What you are asked to do:
Quote the whole listing exactly. Leave the pictures out of your copy.
** begin Records to use **
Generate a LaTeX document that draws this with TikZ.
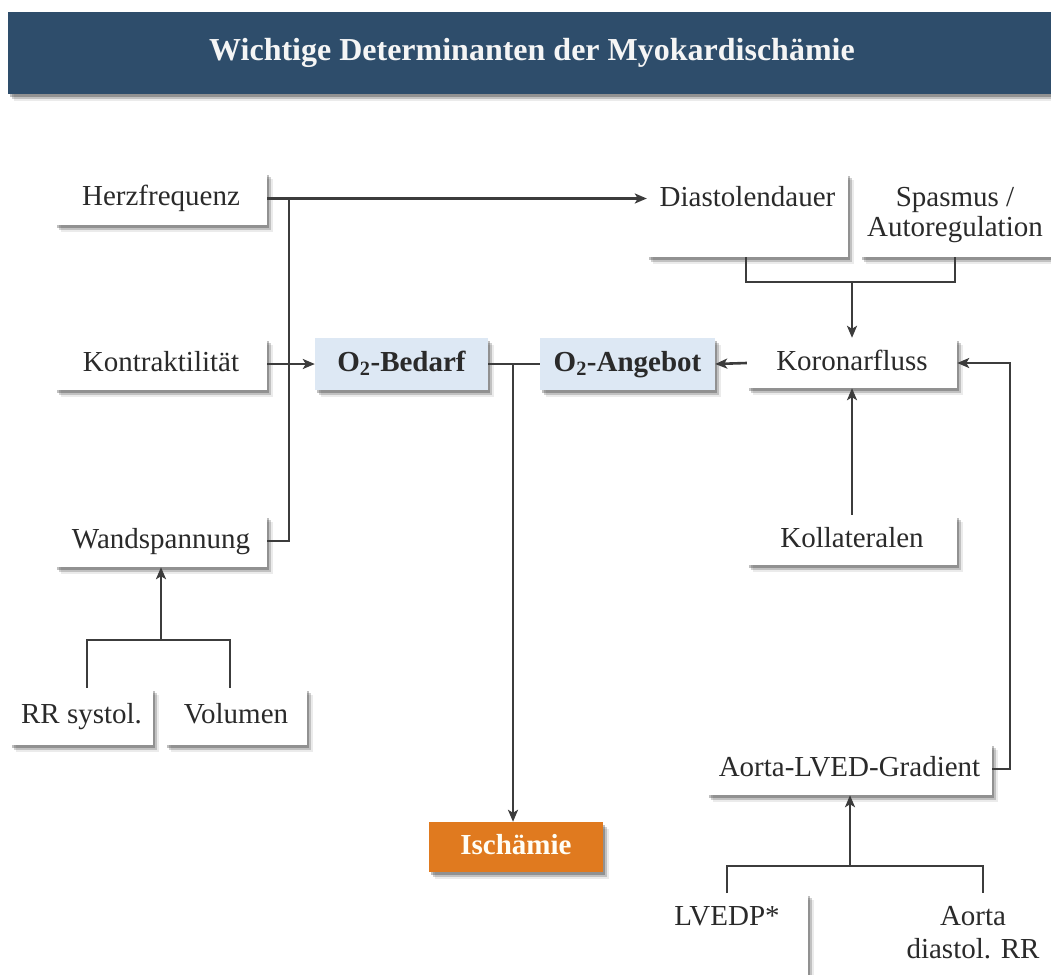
\documentclass[tikz,border=0pt]{standalone}
\usepackage{fontspec}
\setmainfont{Liberation Serif}
\usetikzlibrary{arrows.meta,shadows}
\definecolor{hdr}{HTML}{2E4D6B}
\definecolor{txt}{HTML}{2A2A2A}
\definecolor{ln}{HTML}{3C3C3C}
\definecolor{o2blue}{HTML}{DDE8F4}
\definecolor{isch}{HTML}{E07A1F}
\begin{document}
\begin{tikzpicture}[x=1pt,y=-1pt,
  shad/.style={drop shadow={shadow xshift=2pt,shadow yshift=-3pt,opacity=0.25,fill=black},
               drop shadow={shadow xshift=4pt,shadow yshift=-5pt,opacity=0.18,fill=black},
               drop shadow={shadow xshift=6pt,shadow yshift=-7pt,opacity=0.08,fill=black}},
  box/.style={shad,fill=white,draw=none,inner sep=0pt,text=txt,
              font=\fontsize{29}{33}\selectfont,text height=20pt,text depth=6pt},
  o2box/.style={box,fill=o2blue,font=\fontsize{29}{33}\selectfont\bfseries},
  ischbox/.style={box,fill=isch,text=white!96!yellow,font=\fontsize{29}{33}\selectfont\bfseries},
  plain/.style={inner sep=0pt,text=txt,font=\fontsize{29}{33}\selectfont,anchor=base},
  conn/.style={draw=ln,line width=2.6pt},
  arr/.style={conn,-{Stealth[length=12pt,width=10pt,inset=3pt]}}
]
\useasboundingbox (0,0) rectangle (1051,974);

% header
\node[shad,fill=hdr,inner sep=0pt,minimum width=1053pt,minimum height=82pt,anchor=north west] (header) at (8,12) {};
\node[text=white!96!black,font=\fontsize{32}{36}\selectfont\bfseries,inner sep=0pt] (title) at (532,53) {Wichtige Determinanten der Myokardischämie};

% left column
\node[box,minimum width=212pt,minimum height=53pt] (herz) at (161,198.5) {Herzfrequenz};
\node[box,minimum width=212pt,minimum height=52pt] (kontr) at (161,364) {Kontraktilität};
\node[box,minimum width=212pt,minimum height=52pt] (wand) at (161,541) {Wandspannung};
\node[box,minimum width=143pt,minimum height=57pt] (rr) at (81.5,716.5) {RR systol.};
\node[box,minimum width=142pt,minimum height=57pt] (vol) at (236,716.5) {Volumen};

% center
\node[o2box,minimum width=173pt,minimum height=52pt] (bedarf) at (401.5,364) {O\textsubscript{2}-Bedarf};
\node[o2box,minimum width=175pt,minimum height=52pt] (angebot) at (627.5,364) {O\textsubscript{2}-Angebot};
\node[ischbox,minimum width=174pt,minimum height=50pt] (isch) at (516,847) {Ischämie};

% right column
\node[box,minimum width=201pt,minimum height=84pt,text height=33pt,text depth=51pt] (diast) at (747.5,215) {Diastolendauer};
\node[box,minimum width=191pt,minimum height=84pt] (spasm) at (955.5,215) {};
\node[plain] (spasmA) at (955,206) {Spasmus /};
\node[plain] (spasmB) at (955,236) {Autoregulation};
\node[box,minimum width=210pt,minimum height=50pt] (koronar) at (852,363) {Koronarfluss};
\node[box,minimum width=210pt,minimum height=50pt] (kollat) at (852,540) {Kollateralen};
\node[box,minimum width=285pt,minimum height=52pt] (grad) at (849.5,769) {Aorta-LVED-Gradient};
\node[box,minimum width=160pt,minimum height=100pt,anchor=north] (lvedp) at (728,893) {};
\node[plain] (lvedpT) at (727,925) {LVEDP*};
\node[box,minimum width=165pt,minimum height=100pt,anchor=north] (aodia) at (975.5,893) {};
\node[plain] (aodiaA) at (973,925) {Aorta};
\node[plain] (aodiaB) at (973,958) {diastol. RR};

% connectors: left
\coordinate (j1) at (289,198.5);
\draw[arr] (herz.east) -- (herz.east -| diast.west);
\draw[conn] (j1) |- (wand.east);
\draw[arr] (kontr.east) -- (bedarf.west);
\coordinate (b1) at (161,640);
\draw[conn] (rr.north -| 87,0) |- (b1) -| (vol.north -| 230,0);
\draw[arr] (b1) -- (wand.south);

% center
\coordinate (j2) at (513,364);
\draw[conn] (bedarf.east) -- (angebot.west);
\draw[arr] (j2) -- (j2 |- isch.north);

% right
\draw[arr] (koronar.west) -- (angebot.east);
\coordinate (b2) at (852,282);
\draw[conn] (diast.south -| 746,0) |- (b2) -| (spasm.south -| 955,0);
\draw[arr] (b2) -- (koronar.north);
\draw[arr] (kollat.north) -- (koronar.south);
\coordinate (r1) at (1010,769);
\draw[arr] (grad.east) -- (r1) |- (koronar.east);
\coordinate (b3) at (850,866);
\draw[conn] (lvedp.north -| 727,0) |- (b3) -| (aodia.north -| 983,0);
\draw[arr] (b3) -- (b3 |- grad.south);
\end{tikzpicture}
\end{document}
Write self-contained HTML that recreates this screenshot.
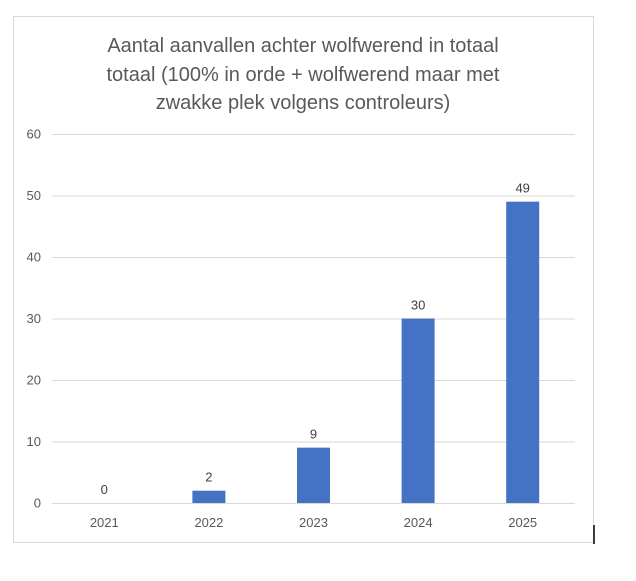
<!DOCTYPE html>
<html><head><meta charset="utf-8"><style>
html,body{margin:0;padding:0;background:#fff;width:636px;height:581px;overflow:hidden}
svg{display:block}
text{font-family:"Liberation Sans",sans-serif}
</style></head><body>
<svg id="chart" width="636" height="581">
<rect x="13.5" y="16.5" width="580" height="526" fill="#fff" stroke="#d9d9d9"/>
<line x1="594" y1="525" x2="594" y2="544" stroke="#000" stroke-width="1.5"/>
<g fill="#595959" font-size="20" text-anchor="middle">
<text x="303" y="52">Aantal aanvallen achter wolfwerend in totaal</text>
<text x="303" y="81">totaal (100% in orde + wolfwerend maar met</text>
<text x="303" y="109">zwakke plek volgens controleurs)</text>
</g>
<g id="grid"></g><g id="bars"></g>
</svg>
<script>
const categories=["2021","2022","2023","2024","2025"];
const values=[0,2,9,30,49];
const yTicks=[0,10,20,30,40,50,60];
const NS="http://www.w3.org/2000/svg";
const x0=52,x1=575,yBase=503,yTop=134,yMax=60;
const y=v=>yBase-(v/yMax)*(yBase-yTop);
const band=(x1-x0)/categories.length;
const xc=i=>x0+band*(i+0.5);
const grid=document.getElementById('grid'),bars=document.getElementById('bars');
function mk(tag,attrs,parent){const e=document.createElementNS(NS,tag);for(const k in attrs)e.setAttribute(k,attrs[k]);parent.appendChild(e);return e;}
yTicks.forEach(t=>{
  const l=mk('line',{x1:x0,x2:x1,y1:y(t)+0.5,y2:y(t)+0.5,stroke:'#d9d9d9'},grid);
  
  
  const tx=mk('text',{x:41,y:y(t)+4.5,'text-anchor':'end','font-size':'13',fill:'#595959'},grid);
  tx.textContent=t;
  
  
});
const bw=33;
categories.forEach((c,i)=>{
  const v=values[i];
  const r=mk('rect',{x:xc(i)-bw/2,y:y(v),width:bw,height:yBase-y(v),fill:'#4472c4'},bars);
  
  
  const lb=mk('text',{x:xc(i),y:y(v)-9,'text-anchor':'middle','font-size':'13',fill:'#404040'},bars);
  lb.textContent=v;
  
  
  const xl=mk('text',{x:xc(i),y:527,'text-anchor':'middle','font-size':'13',fill:'#595959'},bars);
  xl.textContent=c;
  
  
});
</script>
</body></html>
** end Records to use **
Exercise response:
Generate a LaTeX document that draws this with TikZ.
\documentclass[tikz,border=0pt]{standalone}
\usepackage{fontspec}
\setmainfont{Liberation Serif}
\usetikzlibrary{arrows.meta,shadows}
\definecolor{hdr}{HTML}{2E4D6B}
\definecolor{txt}{HTML}{2A2A2A}
\definecolor{ln}{HTML}{3C3C3C}
\definecolor{o2blue}{HTML}{DDE8F4}
\definecolor{isch}{HTML}{E07A1F}
\begin{document}
\begin{tikzpicture}[x=1pt,y=-1pt,
  shad/.style={drop shadow={shadow xshift=2pt,shadow yshift=-3pt,opacity=0.25,fill=black},
               drop shadow={shadow xshift=4pt,shadow yshift=-5pt,opacity=0.18,fill=black},
               drop shadow={shadow xshift=6pt,shadow yshift=-7pt,opacity=0.08,fill=black}},
  box/.style={shad,fill=white,draw=none,inner sep=0pt,text=txt,
              font=\fontsize{29}{33}\selectfont,text height=20pt,text depth=6pt},
  o2box/.style={box,fill=o2blue,font=\fontsize{29}{33}\selectfont\bfseries},
  ischbox/.style={box,fill=isch,text=white!96!yellow,font=\fontsize{29}{33}\selectfont\bfseries},
  plain/.style={inner sep=0pt,text=txt,font=\fontsize{29}{33}\selectfont,anchor=base},
  conn/.style={draw=ln,line width=2.6pt},
  arr/.style={conn,-{Stealth[length=12pt,width=10pt,inset=3pt]}}
]
\useasboundingbox (0,0) rectangle (1051,974);

% header
\node[shad,fill=hdr,inner sep=0pt,minimum width=1053pt,minimum height=82pt,anchor=north west] (header) at (8,12) {};
\node[text=white!96!black,font=\fontsize{32}{36}\selectfont\bfseries,inner sep=0pt] (title) at (532,53) {Wichtige Determinanten der Myokardischämie};

% left column
\node[box,minimum width=212pt,minimum height=53pt] (herz) at (161,198.5) {Herzfrequenz};
\node[box,minimum width=212pt,minimum height=52pt] (kontr) at (161,364) {Kontraktilität};
\node[box,minimum width=212pt,minimum height=52pt] (wand) at (161,541) {Wandspannung};
\node[box,minimum width=143pt,minimum height=57pt] (rr) at (81.5,716.5) {RR systol.};
\node[box,minimum width=142pt,minimum height=57pt] (vol) at (236,716.5) {Volumen};

% center
\node[o2box,minimum width=173pt,minimum height=52pt] (bedarf) at (401.5,364) {O\textsubscript{2}-Bedarf};
\node[o2box,minimum width=175pt,minimum height=52pt] (angebot) at (627.5,364) {O\textsubscript{2}-Angebot};
\node[ischbox,minimum width=174pt,minimum height=50pt] (isch) at (516,847) {Ischämie};

% right column
\node[box,minimum width=201pt,minimum height=84pt,text height=33pt,text depth=51pt] (diast) at (747.5,215) {Diastolendauer};
\node[box,minimum width=191pt,minimum height=84pt] (spasm) at (955.5,215) {};
\node[plain] (spasmA) at (955,206) {Spasmus /};
\node[plain] (spasmB) at (955,236) {Autoregulation};
\node[box,minimum width=210pt,minimum height=50pt] (koronar) at (852,363) {Koronarfluss};
\node[box,minimum width=210pt,minimum height=50pt] (kollat) at (852,540) {Kollateralen};
\node[box,minimum width=285pt,minimum height=52pt] (grad) at (849.5,769) {Aorta-LVED-Gradient};
\node[box,minimum width=160pt,minimum height=100pt,anchor=north] (lvedp) at (728,893) {};
\node[plain] (lvedpT) at (727,925) {LVEDP*};
\node[box,minimum width=165pt,minimum height=100pt,anchor=north] (aodia) at (975.5,893) {};
\node[plain] (aodiaA) at (973,925) {Aorta};
\node[plain] (aodiaB) at (973,958) {diastol. RR};

% connectors: left
\coordinate (j1) at (289,198.5);
\draw[arr] (herz.east) -- (herz.east -| diast.west);
\draw[conn] (j1) |- (wand.east);
\draw[arr] (kontr.east) -- (bedarf.west);
\coordinate (b1) at (161,640);
\draw[conn] (rr.north -| 87,0) |- (b1) -| (vol.north -| 230,0);
\draw[arr] (b1) -- (wand.south);

% center
\coordinate (j2) at (513,364);
\draw[conn] (bedarf.east) -- (angebot.west);
\draw[arr] (j2) -- (j2 |- isch.north);

% right
\draw[arr] (koronar.west) -- (angebot.east);
\coordinate (b2) at (852,282);
\draw[conn] (diast.south -| 746,0) |- (b2) -| (spasm.south -| 955,0);
\draw[arr] (b2) -- (koronar.north);
\draw[arr] (kollat.north) -- (koronar.south);
\coordinate (r1) at (1010,769);
\draw[arr] (grad.east) -- (r1) |- (koronar.east);
\coordinate (b3) at (850,866);
\draw[conn] (lvedp.north -| 727,0) |- (b3) -| (aodia.north -| 983,0);
\draw[arr] (b3) -- (b3 |- grad.south);
\end{tikzpicture}
\end{document}
Write self-contained HTML that recreates this screenshot.
<!DOCTYPE html>
<html><head><meta charset="utf-8"><style>
html,body{margin:0;padding:0;background:#fff;width:636px;height:581px;overflow:hidden}
svg{display:block}
text{font-family:"Liberation Sans",sans-serif}
</style></head><body>
<svg id="chart" width="636" height="581">
<rect x="13.5" y="16.5" width="580" height="526" fill="#fff" stroke="#d9d9d9"/>
<line x1="594" y1="525" x2="594" y2="544" stroke="#000" stroke-width="1.5"/>
<g fill="#595959" font-size="20" text-anchor="middle">
<text x="303" y="52">Aantal aanvallen achter wolfwerend in totaal</text>
<text x="303" y="81">totaal (100% in orde + wolfwerend maar met</text>
<text x="303" y="109">zwakke plek volgens controleurs)</text>
</g>
<g id="grid"></g><g id="bars"></g>
</svg>
<script>
const categories=["2021","2022","2023","2024","2025"];
const values=[0,2,9,30,49];
const yTicks=[0,10,20,30,40,50,60];
const NS="http://www.w3.org/2000/svg";
const x0=52,x1=575,yBase=503,yTop=134,yMax=60;
const y=v=>yBase-(v/yMax)*(yBase-yTop);
const band=(x1-x0)/categories.length;
const xc=i=>x0+band*(i+0.5);
const grid=document.getElementById('grid'),bars=document.getElementById('bars');
function mk(tag,attrs,parent){const e=document.createElementNS(NS,tag);for(const k in attrs)e.setAttribute(k,attrs[k]);parent.appendChild(e);return e;}
yTicks.forEach(t=>{
  const l=mk('line',{x1:x0,x2:x1,y1:y(t)+0.5,y2:y(t)+0.5,stroke:'#d9d9d9'},grid);
  
  
  const tx=mk('text',{x:41,y:y(t)+4.5,'text-anchor':'end','font-size':'13',fill:'#595959'},grid);
  tx.textContent=t;
  
  
});
const bw=33;
categories.forEach((c,i)=>{
  const v=values[i];
  const r=mk('rect',{x:xc(i)-bw/2,y:y(v),width:bw,height:yBase-y(v),fill:'#4472c4'},bars);
  
  
  const lb=mk('text',{x:xc(i),y:y(v)-9,'text-anchor':'middle','font-size':'13',fill:'#404040'},bars);
  lb.textContent=v;
  
  
  const xl=mk('text',{x:xc(i),y:527,'text-anchor':'middle','font-size':'13',fill:'#595959'},bars);
  xl.textContent=c;
  
  
});
</script>
</body></html>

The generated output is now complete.